Although the service experience has a stronger impact on customer satisfaction than the price experience – i.e. the price-quality ratio and price competitiveness – the customer’s experience of prices cannot be ignored.
“The price-quality ratio guides the choice of store and the service creates customer satisfaction,” Kurjenoja summarises.
Customer satisfaction is important for shops, because a satisfied customer is more loyal and is more likely to do business there again. Since the grocery trade has the most satisfied customers on average, it’s only natural that loyalty is also the strongest there. Customer satisfaction has improved most during the year in the K-Market, Sale and S-market chains.
Do digital channels support buying in physical stores?
Today, it is increasingly rare for a shop to operate either as a purely physical shop or as an online shop, and their website is designed from the outset to support both the online and the physical shop. But how well do customers think this has been achieved?
Websites most support purchases in interior decoration, furniture and electronics chains, but according to customer reviews, the best pages belong to the Motonet chain. The least supportive websites for purchases are in the hardware and grocery trade.
The quality of the website has the greatest impact on the shopping experience of people under the age of 35 and thus on their customer satisfaction. Websites have little impact on older customers – for now.
“Millennials and Generation Z* ** do a lot of data searches and price comparisons on their mobile devices, which is why a good website guides their choices and directly influences the shopping experience in physical stores,” Kurjenoja says.
Kurjenoja anticipates, however, that the importance of websites and digital applications – for example, in design and stylist services – will increase in the buying experience of the physical store, not least because older customers will increasingly switch to digital channels.

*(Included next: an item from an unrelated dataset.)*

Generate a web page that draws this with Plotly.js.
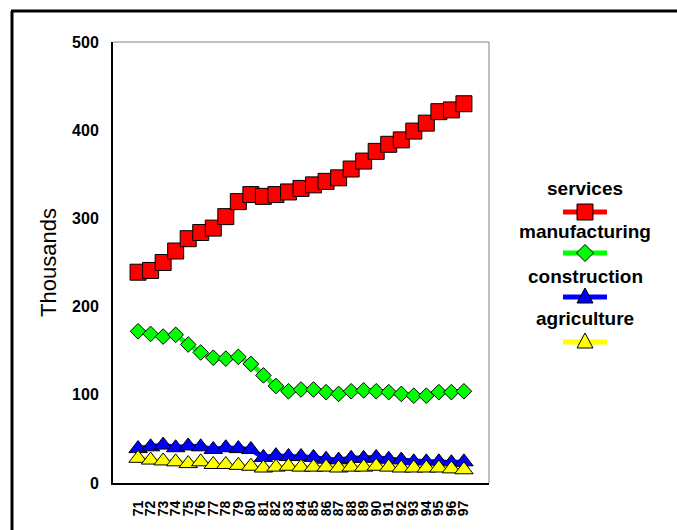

The Customer Satisfaction Index supports the development of commerce
Aalto University senior fellow Lasse Mitronen and Jaana Kurjenoja, Chief Economist of the Finnish Commerce Federation, developed a model for measuring different aspects of customer satisfaction in 2018.

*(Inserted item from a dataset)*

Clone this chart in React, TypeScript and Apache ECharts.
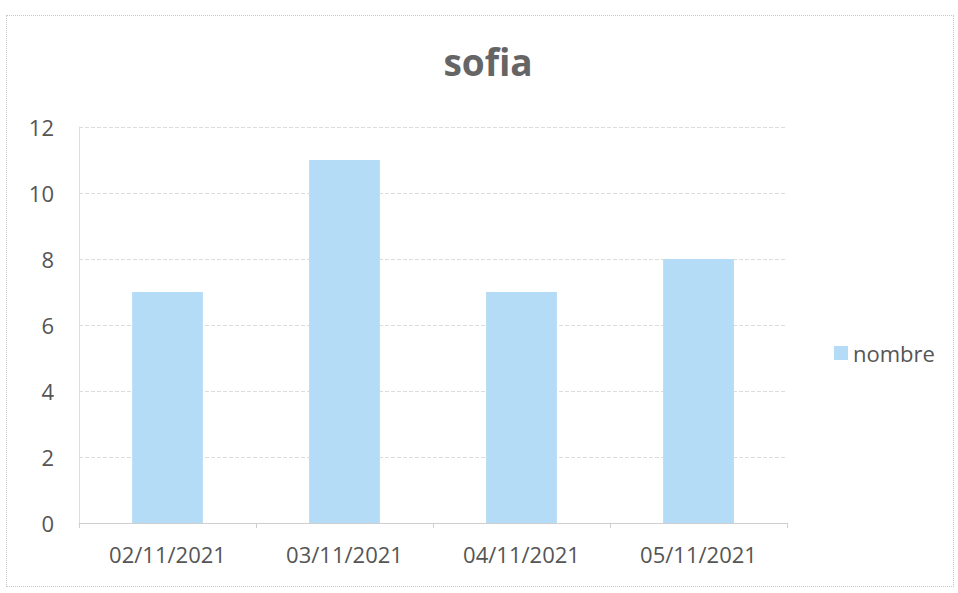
import React, { useEffect, useRef } from "react";
import * as echarts from "echarts";

const categories = ["02/11/2021", "03/11/2021", "04/11/2021", "05/11/2021"];
const values = [7, 11, 7, 8];
const seriesName = "nombre";
const title = "sofia";

export default function App() {
  const ref = useRef<HTMLDivElement>(null);
  useEffect(() => {
    const chart = echarts.init(ref.current!, undefined, { renderer: "svg" });
    chart.setOption({
      animation: false,
      backgroundColor: "#ffffff",
      title: {
        text: title,
        left: 483,
        textAlign: "center",
        top: 38,
        textStyle: { fontFamily: "Open Sans", fontSize: 37, fontWeight: "bold", color: "#656565" },
      },
      legend: {
        orient: "vertical",
        left: 829,
        top: 337,
        itemWidth: 14,
        itemHeight: 14,
        itemGap: 6,
        icon: "rect",
        textStyle: { fontFamily: "Open Sans", fontSize: 22, color: "#555555" },
        data: [seriesName],
      },
      grid: { left: 79, right: 171, top: 127, bottom: 70, containLabel: false },
      xAxis: {
        type: "category",
        data: categories,
        axisLine: { show: true, lineStyle: { color: "#cfcfcf" } },
        axisTick: { show: true, length: 5, lineStyle: { color: "#cfcfcf" } },
        axisLabel: { fontFamily: "Open Sans", fontSize: 22, color: "#555555", margin: 20 },
      },
      yAxis: {
        type: "value",
        min: 0,
        max: 12,
        interval: 2,
        axisLine: { show: true, lineStyle: { color: "#dcdcdc" } },
        axisTick: { show: false },
        splitLine: { lineStyle: { color: "#dcdcdc", type: "dashed" } },
        axisLabel: { fontFamily: "Open Sans", fontSize: 22, color: "#555555", margin: 25 },
      },
      series: [
        {
          name: seriesName,
          type: "bar",
          data: values,
          barWidth: "40%",
          itemStyle: { color: "#b5dcf6" },
        },
      ],
    });
    return () => chart.dispose();
  }, []);
  return (
    <div style={{ position: "absolute", left: 0, top: 0, width: 958, height: 593, background: "#fff" }}>
      <div ref={ref} style={{ position: "absolute", left: 0, top: 0, width: 958, height: 593 }} />
      <div
        style={{
          position: "absolute",
          left: 6,
          top: 15,
          width: 946,
          height: 570,
          border: "1px dotted #c8c8c8",
          pointerEvents: "none",
        }}
      />
    </div>
  );
}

“The model examines the buying experience and customer satisfaction so that chains can evaluate themselves against competitors and develop their operations. This is how the whole industry develops,” Lasse Mitronen describes the purpose of the index model.

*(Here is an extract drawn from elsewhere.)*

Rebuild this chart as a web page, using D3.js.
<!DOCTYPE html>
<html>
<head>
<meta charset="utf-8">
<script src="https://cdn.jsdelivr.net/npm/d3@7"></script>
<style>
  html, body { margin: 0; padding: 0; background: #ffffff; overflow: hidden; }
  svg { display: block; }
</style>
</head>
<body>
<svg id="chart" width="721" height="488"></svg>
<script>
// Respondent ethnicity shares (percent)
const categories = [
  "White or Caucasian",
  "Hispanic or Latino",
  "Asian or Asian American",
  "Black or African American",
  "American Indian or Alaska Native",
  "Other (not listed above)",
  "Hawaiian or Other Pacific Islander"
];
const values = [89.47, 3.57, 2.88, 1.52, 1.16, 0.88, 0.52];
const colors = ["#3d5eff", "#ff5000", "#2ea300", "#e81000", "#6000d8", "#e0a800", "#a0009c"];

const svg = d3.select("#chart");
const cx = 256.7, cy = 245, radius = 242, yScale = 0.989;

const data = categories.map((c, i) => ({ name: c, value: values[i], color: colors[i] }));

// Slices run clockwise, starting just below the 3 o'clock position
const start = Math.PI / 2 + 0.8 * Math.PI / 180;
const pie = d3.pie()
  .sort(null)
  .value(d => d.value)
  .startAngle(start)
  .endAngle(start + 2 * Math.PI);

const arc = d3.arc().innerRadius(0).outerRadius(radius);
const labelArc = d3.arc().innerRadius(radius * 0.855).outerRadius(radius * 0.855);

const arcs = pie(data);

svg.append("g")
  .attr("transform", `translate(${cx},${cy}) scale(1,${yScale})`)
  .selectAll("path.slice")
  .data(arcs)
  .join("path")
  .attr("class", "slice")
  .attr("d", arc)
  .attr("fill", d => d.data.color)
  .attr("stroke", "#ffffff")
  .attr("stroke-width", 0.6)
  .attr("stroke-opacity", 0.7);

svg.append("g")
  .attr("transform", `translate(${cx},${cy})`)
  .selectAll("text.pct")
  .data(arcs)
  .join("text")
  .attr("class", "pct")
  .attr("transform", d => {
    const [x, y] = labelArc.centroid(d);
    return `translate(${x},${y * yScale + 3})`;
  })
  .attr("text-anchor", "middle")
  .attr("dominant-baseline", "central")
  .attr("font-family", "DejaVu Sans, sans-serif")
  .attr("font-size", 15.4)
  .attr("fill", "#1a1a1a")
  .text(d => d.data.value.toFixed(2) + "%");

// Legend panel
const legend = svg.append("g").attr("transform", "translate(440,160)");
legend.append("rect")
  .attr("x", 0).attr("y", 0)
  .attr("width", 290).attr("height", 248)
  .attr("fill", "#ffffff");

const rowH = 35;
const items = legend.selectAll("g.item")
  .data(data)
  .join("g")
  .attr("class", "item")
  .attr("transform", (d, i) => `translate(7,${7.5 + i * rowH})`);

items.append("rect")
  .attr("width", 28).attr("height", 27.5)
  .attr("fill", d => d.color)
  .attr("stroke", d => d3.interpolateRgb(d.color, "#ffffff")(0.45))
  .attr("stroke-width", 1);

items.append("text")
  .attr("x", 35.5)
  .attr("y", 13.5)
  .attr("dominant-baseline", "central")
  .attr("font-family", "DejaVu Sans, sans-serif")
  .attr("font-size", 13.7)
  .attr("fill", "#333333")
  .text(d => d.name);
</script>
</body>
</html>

This year, ETU was also involved in the implementation of the model, which meant that the number of retail chains to be evaluated could be increased to 58 and nearly 20,000 customer reviews were collected.
“The Customer Satisfaction Index provides companies with the opportunity to assess the buying experience from the customer’s perspective, which is essential for the specialty goods trade operating in Finland to be successful in international competition,” says Ulla Pöllänen, Chief Executive Officer of ETU.
Further information:
Jaana Kurjenoja, Chief Economist, Finnish Commerce Federation, tel. 040 820 5378, jaana.kurjenoja(at)kauppa.fi
Lasse Mitronen, senior fellow, Aalto University, tel. 050 375 9015, lasse.mitronen(at)aalto.fi
Ulla Pöllänen, Chief Executive Officer, Federation of Specialty Retailers ETU, tel. 050 300 1660, ulla.pollanen(at)etu.fi
*The success of businesses in the trade is measured by six indices composed of 14 satisfaction indicators, such as the price-quality ratio, the success of practical service work and the desire to do business in the same store again. The index is based on 19,587 customer reviews from 58 physical retail chains. Kantar TNS was responsible for collecting customer reviews. The index model was developed by Aalto University’s Lasse Mitronen and the Finnish Commerce Federation’s Jaana Kurjenoja, who is also responsible for analysing the results.
**Millennial: Millennials are those born between the 1980s and the mid-1990s.
***Generation Z: Generation Z are those born after the mid-1990s or at the beginning of the 2000s.